(Plotting code records)
● ● ● ●

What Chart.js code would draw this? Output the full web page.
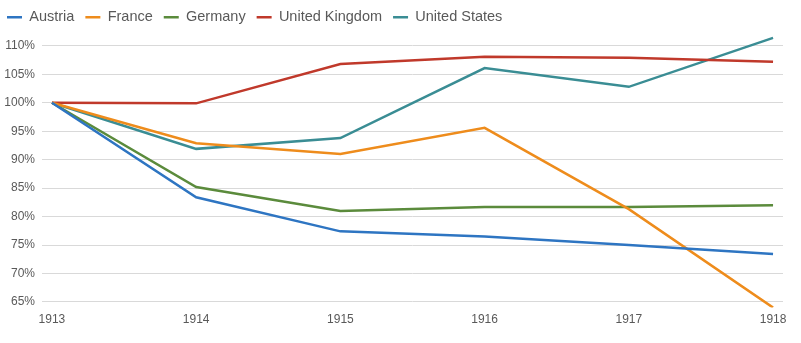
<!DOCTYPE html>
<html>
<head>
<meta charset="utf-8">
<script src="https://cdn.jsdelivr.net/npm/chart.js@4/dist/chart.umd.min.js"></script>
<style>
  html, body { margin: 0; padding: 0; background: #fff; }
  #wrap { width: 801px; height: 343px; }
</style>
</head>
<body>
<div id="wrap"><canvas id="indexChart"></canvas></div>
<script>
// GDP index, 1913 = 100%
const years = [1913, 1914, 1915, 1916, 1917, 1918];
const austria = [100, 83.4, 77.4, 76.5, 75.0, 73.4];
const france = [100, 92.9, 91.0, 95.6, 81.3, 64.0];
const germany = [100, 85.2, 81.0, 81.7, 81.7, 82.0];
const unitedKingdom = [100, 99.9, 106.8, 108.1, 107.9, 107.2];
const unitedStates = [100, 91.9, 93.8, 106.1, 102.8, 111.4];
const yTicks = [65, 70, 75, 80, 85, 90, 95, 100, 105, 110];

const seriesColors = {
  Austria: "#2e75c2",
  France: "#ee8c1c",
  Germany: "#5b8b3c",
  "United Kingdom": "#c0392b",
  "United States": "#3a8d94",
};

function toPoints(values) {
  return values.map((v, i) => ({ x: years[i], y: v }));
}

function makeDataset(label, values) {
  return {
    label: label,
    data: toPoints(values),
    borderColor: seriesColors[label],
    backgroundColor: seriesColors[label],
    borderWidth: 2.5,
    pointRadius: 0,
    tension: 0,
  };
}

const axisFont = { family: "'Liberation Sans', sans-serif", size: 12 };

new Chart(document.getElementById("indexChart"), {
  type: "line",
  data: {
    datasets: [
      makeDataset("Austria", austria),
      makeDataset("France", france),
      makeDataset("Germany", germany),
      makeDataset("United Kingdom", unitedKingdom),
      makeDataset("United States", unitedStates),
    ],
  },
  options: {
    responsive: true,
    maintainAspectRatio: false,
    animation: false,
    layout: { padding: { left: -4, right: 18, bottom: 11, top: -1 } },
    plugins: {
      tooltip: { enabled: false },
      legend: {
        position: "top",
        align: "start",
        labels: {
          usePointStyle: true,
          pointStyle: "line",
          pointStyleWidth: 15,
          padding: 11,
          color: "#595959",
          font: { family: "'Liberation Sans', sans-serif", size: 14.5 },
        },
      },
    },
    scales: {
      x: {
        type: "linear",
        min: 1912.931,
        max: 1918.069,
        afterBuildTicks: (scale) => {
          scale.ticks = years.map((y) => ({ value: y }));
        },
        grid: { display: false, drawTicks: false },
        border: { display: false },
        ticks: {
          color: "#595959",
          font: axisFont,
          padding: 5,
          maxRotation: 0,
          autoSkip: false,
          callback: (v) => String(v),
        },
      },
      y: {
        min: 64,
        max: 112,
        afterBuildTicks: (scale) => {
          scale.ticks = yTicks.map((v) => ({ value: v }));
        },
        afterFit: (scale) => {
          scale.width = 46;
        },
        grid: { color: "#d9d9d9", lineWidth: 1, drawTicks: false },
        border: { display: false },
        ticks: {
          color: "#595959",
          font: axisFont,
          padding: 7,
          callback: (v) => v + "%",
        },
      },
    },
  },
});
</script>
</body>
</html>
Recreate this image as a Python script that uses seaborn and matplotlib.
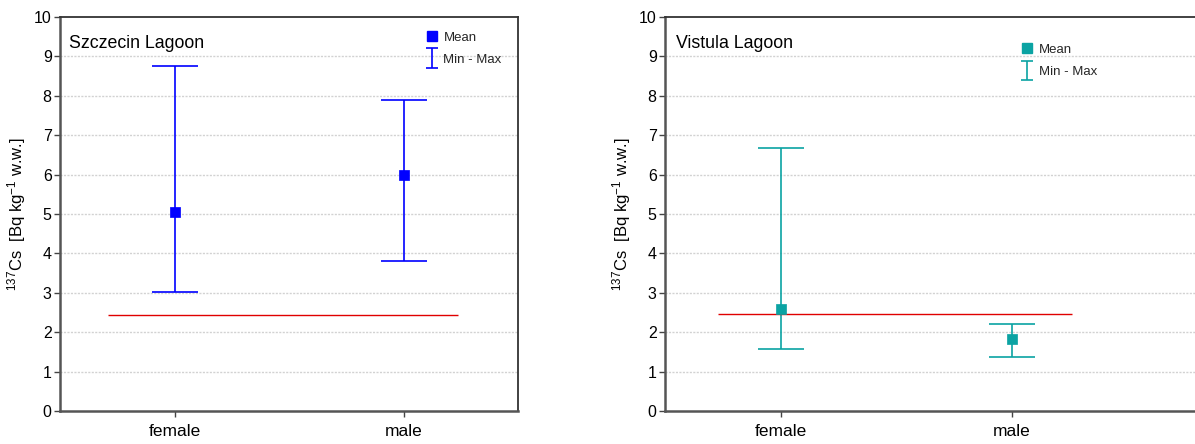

● ● ● ●

_Aim of the task:_ Quote each entry above verbatim and drop the pictures.

_Problem solution:_
What Chart.js code would draw this? Output the full web page.
<!DOCTYPE html>
<html>
<head>
<meta charset="utf-8">
<script src="https://cdn.jsdelivr.net/npm/chart.js@4/dist/chart.umd.min.js"></script>
<style>
  html, body { margin: 0; padding: 0; background: #fff; }
  #wrap { width: 801px; height: 343px; }
</style>
</head>
<body>
<div id="wrap"><canvas id="indexChart"></canvas></div>
<script>
// GDP index, 1913 = 100%
const years = [1913, 1914, 1915, 1916, 1917, 1918];
const austria = [100, 83.4, 77.4, 76.5, 75.0, 73.4];
const france = [100, 92.9, 91.0, 95.6, 81.3, 64.0];
const germany = [100, 85.2, 81.0, 81.7, 81.7, 82.0];
const unitedKingdom = [100, 99.9, 106.8, 108.1, 107.9, 107.2];
const unitedStates = [100, 91.9, 93.8, 106.1, 102.8, 111.4];
const yTicks = [65, 70, 75, 80, 85, 90, 95, 100, 105, 110];

const seriesColors = {
  Austria: "#2e75c2",
  France: "#ee8c1c",
  Germany: "#5b8b3c",
  "United Kingdom": "#c0392b",
  "United States": "#3a8d94",
};

function toPoints(values) {
  return values.map((v, i) => ({ x: years[i], y: v }));
}

function makeDataset(label, values) {
  return {
    label: label,
    data: toPoints(values),
    borderColor: seriesColors[label],
    backgroundColor: seriesColors[label],
    borderWidth: 2.5,
    pointRadius: 0,
    tension: 0,
  };
}

const axisFont = { family: "'Liberation Sans', sans-serif", size: 12 };

new Chart(document.getElementById("indexChart"), {
  type: "line",
  data: {
    datasets: [
      makeDataset("Austria", austria),
      makeDataset("France", france),
      makeDataset("Germany", germany),
      makeDataset("United Kingdom", unitedKingdom),
      makeDataset("United States", unitedStates),
    ],
  },
  options: {
    responsive: true,
    maintainAspectRatio: false,
    animation: false,
    layout: { padding: { left: -4, right: 18, bottom: 11, top: -1 } },
    plugins: {
      tooltip: { enabled: false },
      legend: {
        position: "top",
        align: "start",
        labels: {
          usePointStyle: true,
          pointStyle: "line",
          pointStyleWidth: 15,
          padding: 11,
          color: "#595959",
          font: { family: "'Liberation Sans', sans-serif", size: 14.5 },
        },
      },
    },
    scales: {
      x: {
        type: "linear",
        min: 1912.931,
        max: 1918.069,
        afterBuildTicks: (scale) => {
          scale.ticks = years.map((y) => ({ value: y }));
        },
        grid: { display: false, drawTicks: false },
        border: { display: false },
        ticks: {
          color: "#595959",
          font: axisFont,
          padding: 5,
          maxRotation: 0,
          autoSkip: false,
          callback: (v) => String(v),
        },
      },
      y: {
        min: 64,
        max: 112,
        afterBuildTicks: (scale) => {
          scale.ticks = yTicks.map((v) => ({ value: v }));
        },
        afterFit: (scale) => {
          scale.width = 46;
        },
        grid: { color: "#d9d9d9", lineWidth: 1, drawTicks: false },
        border: { display: false },
        ticks: {
          color: "#595959",
          font: axisFont,
          padding: 7,
          callback: (v) => v + "%",
        },
      },
    },
  },
});
</script>
</body>
</html>
Recreate this image as a Python script that uses seaborn and matplotlib.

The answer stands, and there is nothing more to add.